▸ TASK DETAILS:
Copy every record below exactly as written, but leave out the pictures.

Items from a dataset
========================================================================
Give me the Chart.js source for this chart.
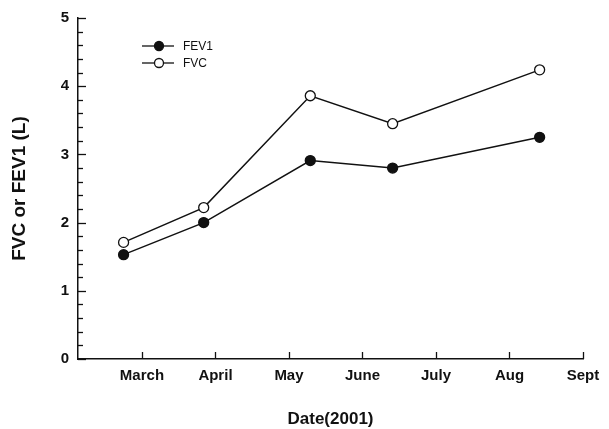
<!DOCTYPE html>
<html>
<head>
<meta charset="utf-8">
<script src="https://cdn.jsdelivr.net/npm/chart.js@4"></script>
<style>
html,body{margin:0;padding:0;background:#fff;}
#wrap{width:609px;height:429px;position:relative;}
</style>
</head>
<body>
<div id="wrap"><canvas id="c" width="609" height="429"></canvas></div>
<script>
// Month tick positions (month number) and labels
const monthValues = [3, 4, 5, 6, 7, 8, 9];
const monthLabels = ['March', 'April', 'May', 'June', 'July', 'Aug', 'Sept'];
// Measurement dates (as fractional month number)
const sampleDates = [2.75, 3.84, 5.29, 6.41, 8.41];
// Series values (L)
const fev1 = [1.53, 2.00, 2.91, 2.80, 3.25];
const fvc = [1.71, 2.22, 3.86, 3.45, 4.24];
const yTicks = [0, 1, 2, 3, 4, 5];

const INK = '#111';
const toXY = (xs, ys) => xs.map((x, i) => ({x: x, y: ys[i]}));

const innerTicks = {
  id: 'innerTicks',
  afterDraw(chart) {
    const ctx = chart.ctx;
    const xs = chart.scales.x, ys = chart.scales.y;
    const a = chart.chartArea;
    ctx.save();
    ctx.strokeStyle = INK;
    ctx.lineWidth = 1.3;
    // y ticks: major every 1, minor every 0.2
    for (let i = 0; i <= 25; i++) {
      const v = i * 0.2;
      const py = Math.round(ys.getPixelForValue(v)) + 0.5;
      const len = (i % 5 === 0) ? 8 : 5;
      ctx.beginPath();
      ctx.moveTo(a.left, py);
      ctx.lineTo(a.left + len, py);
      ctx.stroke();
    }
    // x ticks
    monthValues.forEach(v => {
      const px = Math.round(xs.getPixelForValue(v)) + 0.5;
      ctx.beginPath();
      ctx.moveTo(px, a.bottom);
      ctx.lineTo(px, a.bottom - 7);
      ctx.stroke();
    });
    // legend
    const items = chart.data.datasets;
    const lx0 = 142, lx1 = 174, mx = 159, tx = 183;
    const ly = [46, 63];
    ctx.font = '12px "Liberation Sans", Arial, sans-serif';
    ctx.textBaseline = 'middle';
    ctx.textAlign = 'left';
    items.forEach((ds, i) => {
      const y = ly[i];
      ctx.strokeStyle = INK;
      ctx.lineWidth = 1.3;
      ctx.beginPath();
      ctx.moveTo(lx0, y);
      ctx.lineTo(lx1, y);
      ctx.stroke();
      ctx.beginPath();
      ctx.arc(mx, y, 4.5, 0, Math.PI * 2);
      ctx.fillStyle = ds.pointBackgroundColor;
      ctx.fill();
      ctx.stroke();
      ctx.fillStyle = INK;
      ctx.fillText(ds.label, tx, y + 1);
    });
    ctx.restore();
  }
};

new Chart(document.getElementById('c'), {
  type: 'line',
  data: {
    datasets: [
      {
        label: 'FEV1',
        data: toXY(sampleDates, fev1),
        borderColor: INK,
        borderWidth: 1.5,
        pointRadius: 5,
        pointBackgroundColor: INK,
        pointBorderColor: INK,
        pointBorderWidth: 1.3,
        tension: 0
      },
      {
        label: 'FVC',
        data: toXY(sampleDates, fvc),
        borderColor: INK,
        borderWidth: 1.5,
        pointRadius: 5,
        pointBackgroundColor: '#fff',
        pointBorderColor: INK,
        pointBorderWidth: 1.3,
        tension: 0
      }
    ]
  },
  options: {
    responsive: false,
    animation: false,
    devicePixelRatio: 1,
    layout: {padding: {top: 16, right: 26, left: 0, bottom: 0}},
    plugins: {legend: {display: false}, tooltip: {enabled: false}},
    scales: {
      x: {
        type: 'linear',
        min: 2.13,
        max: 9,
        afterFit(s) { s.height = 70; },
        afterBuildTicks(s) { s.ticks = monthValues.map(v => ({value: v})); },
        grid: {display: false, drawTicks: false},
        border: {display: true, color: INK, width: 1.5},
        ticks: {
          padding: 8,
          color: INK,
          font: {family: '"Liberation Sans", Arial, sans-serif', size: 15, weight: 'bold'},
          maxRotation: 0,
          autoSkip: false,
          callback: (v) => monthLabels[monthValues.indexOf(v)] ?? ''
        },
        title: {
          display: true,
          text: 'Date(2001)',
          color: INK,
          padding: {top: 0, bottom: -1},
          font: {family: '"Liberation Sans", Arial, sans-serif', size: 17, weight: 'bold'}
        }
      },
      y: {
        type: 'linear',
        min: 0,
        max: 5,
        afterFit(s) { s.width = 78; },
        afterBuildTicks(s) { s.ticks = yTicks.map(v => ({value: v})); },
        grid: {display: false, drawTicks: false},
        border: {display: true, color: INK, width: 1.5},
        ticks: {
          padding: 9,
          color: INK,
          font: {family: '"Liberation Sans", Arial, sans-serif', size: 15, weight: 'bold'},
          callback: (v) => String(v)
        },
        title: {
          display: true,
          text: 'FVC or FEV1 (L)',
          color: INK,
          padding: {top: 8, bottom: 0},
          font: {family: '"Liberation Sans", Arial, sans-serif', size: 19, weight: 'bold'}
        }
      }
    }
  },
  plugins: [innerTicks]
});
</script>
</body>
</html>
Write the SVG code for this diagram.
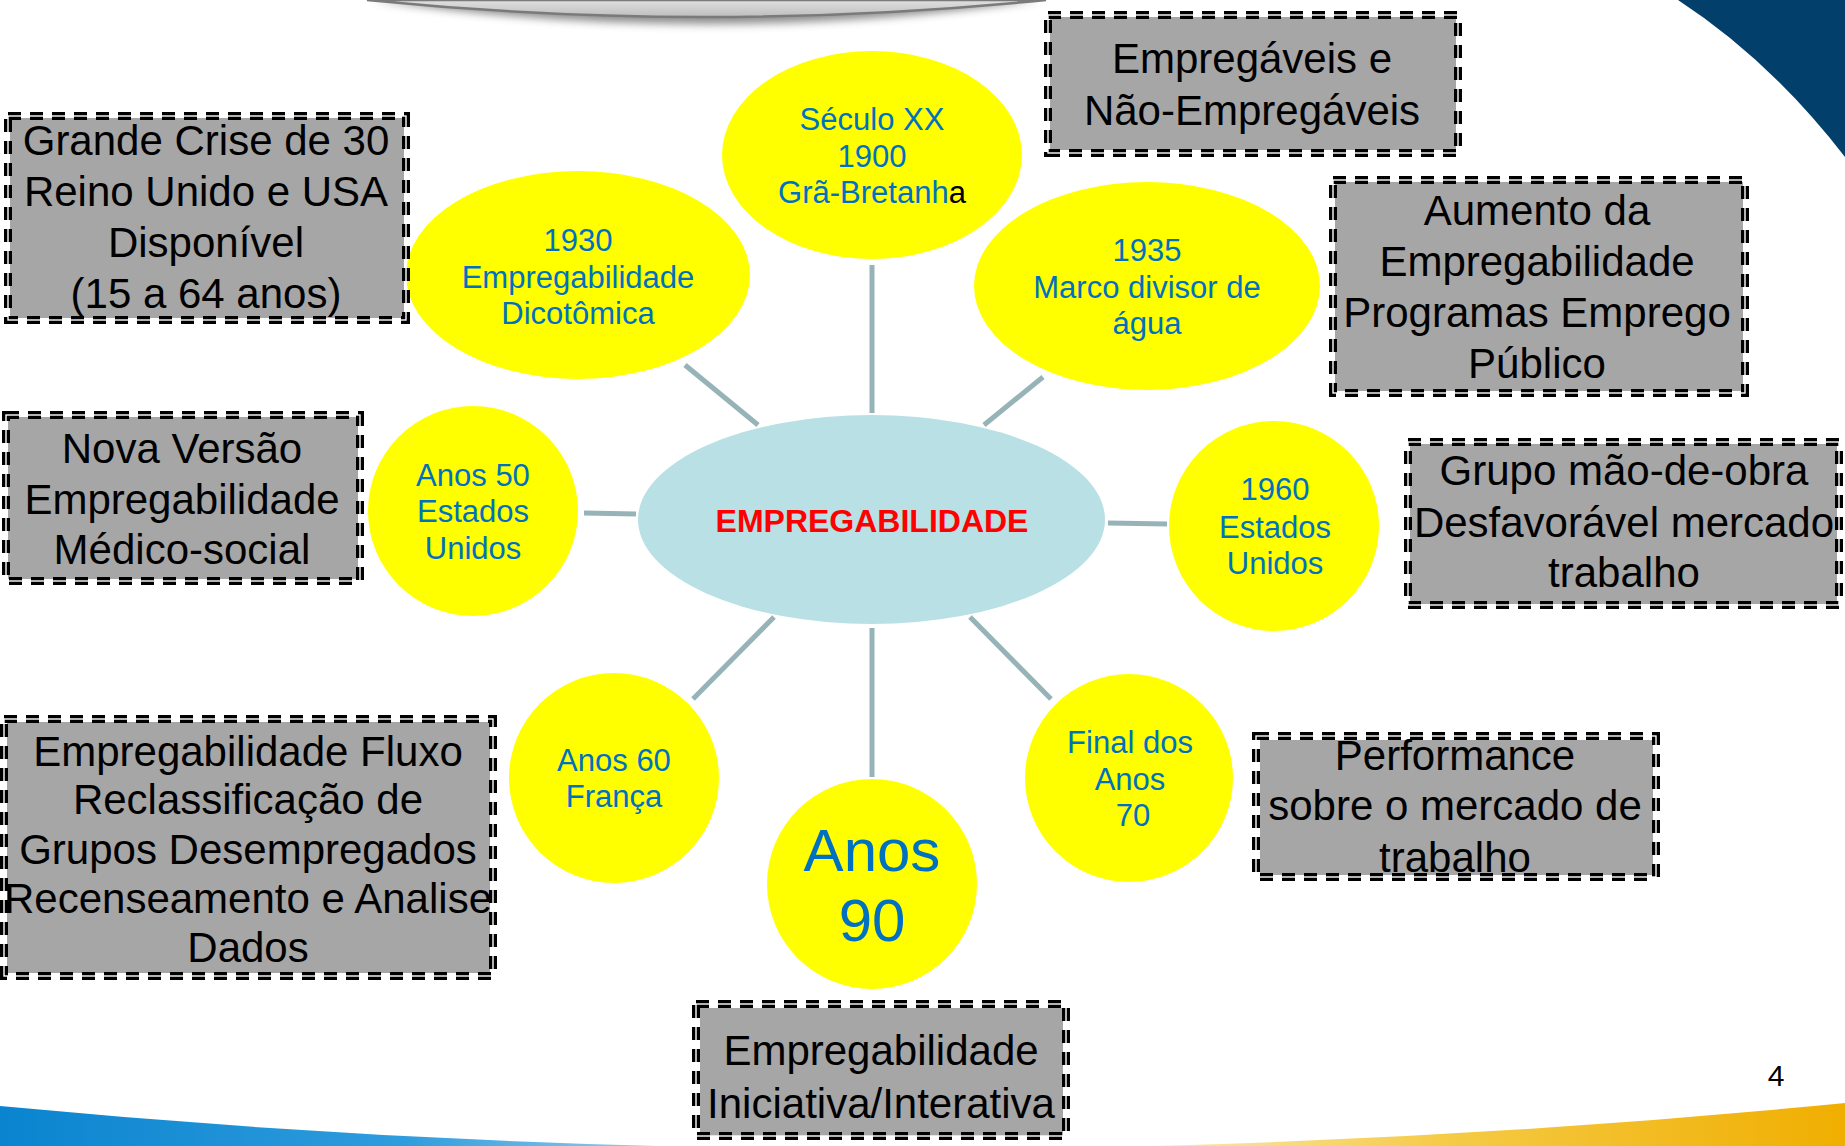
========================================================================
▸ SOLUTION TO THIS TASK:
Give me the Chart.js source for this chart.
<!DOCTYPE html>
<html>
<head>
<meta charset="utf-8">
<script src="https://cdn.jsdelivr.net/npm/chart.js@4"></script>
<style>
html,body{margin:0;padding:0;background:#fff;}
#wrap{width:609px;height:429px;position:relative;}
</style>
</head>
<body>
<div id="wrap"><canvas id="c" width="609" height="429"></canvas></div>
<script>
// Month tick positions (month number) and labels
const monthValues = [3, 4, 5, 6, 7, 8, 9];
const monthLabels = ['March', 'April', 'May', 'June', 'July', 'Aug', 'Sept'];
// Measurement dates (as fractional month number)
const sampleDates = [2.75, 3.84, 5.29, 6.41, 8.41];
// Series values (L)
const fev1 = [1.53, 2.00, 2.91, 2.80, 3.25];
const fvc = [1.71, 2.22, 3.86, 3.45, 4.24];
const yTicks = [0, 1, 2, 3, 4, 5];

const INK = '#111';
const toXY = (xs, ys) => xs.map((x, i) => ({x: x, y: ys[i]}));

const innerTicks = {
  id: 'innerTicks',
  afterDraw(chart) {
    const ctx = chart.ctx;
    const xs = chart.scales.x, ys = chart.scales.y;
    const a = chart.chartArea;
    ctx.save();
    ctx.strokeStyle = INK;
    ctx.lineWidth = 1.3;
    // y ticks: major every 1, minor every 0.2
    for (let i = 0; i <= 25; i++) {
      const v = i * 0.2;
      const py = Math.round(ys.getPixelForValue(v)) + 0.5;
      const len = (i % 5 === 0) ? 8 : 5;
      ctx.beginPath();
      ctx.moveTo(a.left, py);
      ctx.lineTo(a.left + len, py);
      ctx.stroke();
    }
    // x ticks
    monthValues.forEach(v => {
      const px = Math.round(xs.getPixelForValue(v)) + 0.5;
      ctx.beginPath();
      ctx.moveTo(px, a.bottom);
      ctx.lineTo(px, a.bottom - 7);
      ctx.stroke();
    });
    // legend
    const items = chart.data.datasets;
    const lx0 = 142, lx1 = 174, mx = 159, tx = 183;
    const ly = [46, 63];
    ctx.font = '12px "Liberation Sans", Arial, sans-serif';
    ctx.textBaseline = 'middle';
    ctx.textAlign = 'left';
    items.forEach((ds, i) => {
      const y = ly[i];
      ctx.strokeStyle = INK;
      ctx.lineWidth = 1.3;
      ctx.beginPath();
      ctx.moveTo(lx0, y);
      ctx.lineTo(lx1, y);
      ctx.stroke();
      ctx.beginPath();
      ctx.arc(mx, y, 4.5, 0, Math.PI * 2);
      ctx.fillStyle = ds.pointBackgroundColor;
      ctx.fill();
      ctx.stroke();
      ctx.fillStyle = INK;
      ctx.fillText(ds.label, tx, y + 1);
    });
    ctx.restore();
  }
};

new Chart(document.getElementById('c'), {
  type: 'line',
  data: {
    datasets: [
      {
        label: 'FEV1',
        data: toXY(sampleDates, fev1),
        borderColor: INK,
        borderWidth: 1.5,
        pointRadius: 5,
        pointBackgroundColor: INK,
        pointBorderColor: INK,
        pointBorderWidth: 1.3,
        tension: 0
      },
      {
        label: 'FVC',
        data: toXY(sampleDates, fvc),
        borderColor: INK,
        borderWidth: 1.5,
        pointRadius: 5,
        pointBackgroundColor: '#fff',
        pointBorderColor: INK,
        pointBorderWidth: 1.3,
        tension: 0
      }
    ]
  },
  options: {
    responsive: false,
    animation: false,
    devicePixelRatio: 1,
    layout: {padding: {top: 16, right: 26, left: 0, bottom: 0}},
    plugins: {legend: {display: false}, tooltip: {enabled: false}},
    scales: {
      x: {
        type: 'linear',
        min: 2.13,
        max: 9,
        afterFit(s) { s.height = 70; },
        afterBuildTicks(s) { s.ticks = monthValues.map(v => ({value: v})); },
        grid: {display: false, drawTicks: false},
        border: {display: true, color: INK, width: 1.5},
        ticks: {
          padding: 8,
          color: INK,
          font: {family: '"Liberation Sans", Arial, sans-serif', size: 15, weight: 'bold'},
          maxRotation: 0,
          autoSkip: false,
          callback: (v) => monthLabels[monthValues.indexOf(v)] ?? ''
        },
        title: {
          display: true,
          text: 'Date(2001)',
          color: INK,
          padding: {top: 0, bottom: -1},
          font: {family: '"Liberation Sans", Arial, sans-serif', size: 17, weight: 'bold'}
        }
      },
      y: {
        type: 'linear',
        min: 0,
        max: 5,
        afterFit(s) { s.width = 78; },
        afterBuildTicks(s) { s.ticks = yTicks.map(v => ({value: v})); },
        grid: {display: false, drawTicks: false},
        border: {display: true, color: INK, width: 1.5},
        ticks: {
          padding: 9,
          color: INK,
          font: {family: '"Liberation Sans", Arial, sans-serif', size: 15, weight: 'bold'},
          callback: (v) => String(v)
        },
        title: {
          display: true,
          text: 'FVC or FEV1 (L)',
          color: INK,
          padding: {top: 8, bottom: 0},
          font: {family: '"Liberation Sans", Arial, sans-serif', size: 19, weight: 'bold'}
        }
      }
    }
  },
  plugins: [innerTicks]
});
</script>
</body>
</html>
Write the SVG code for this diagram.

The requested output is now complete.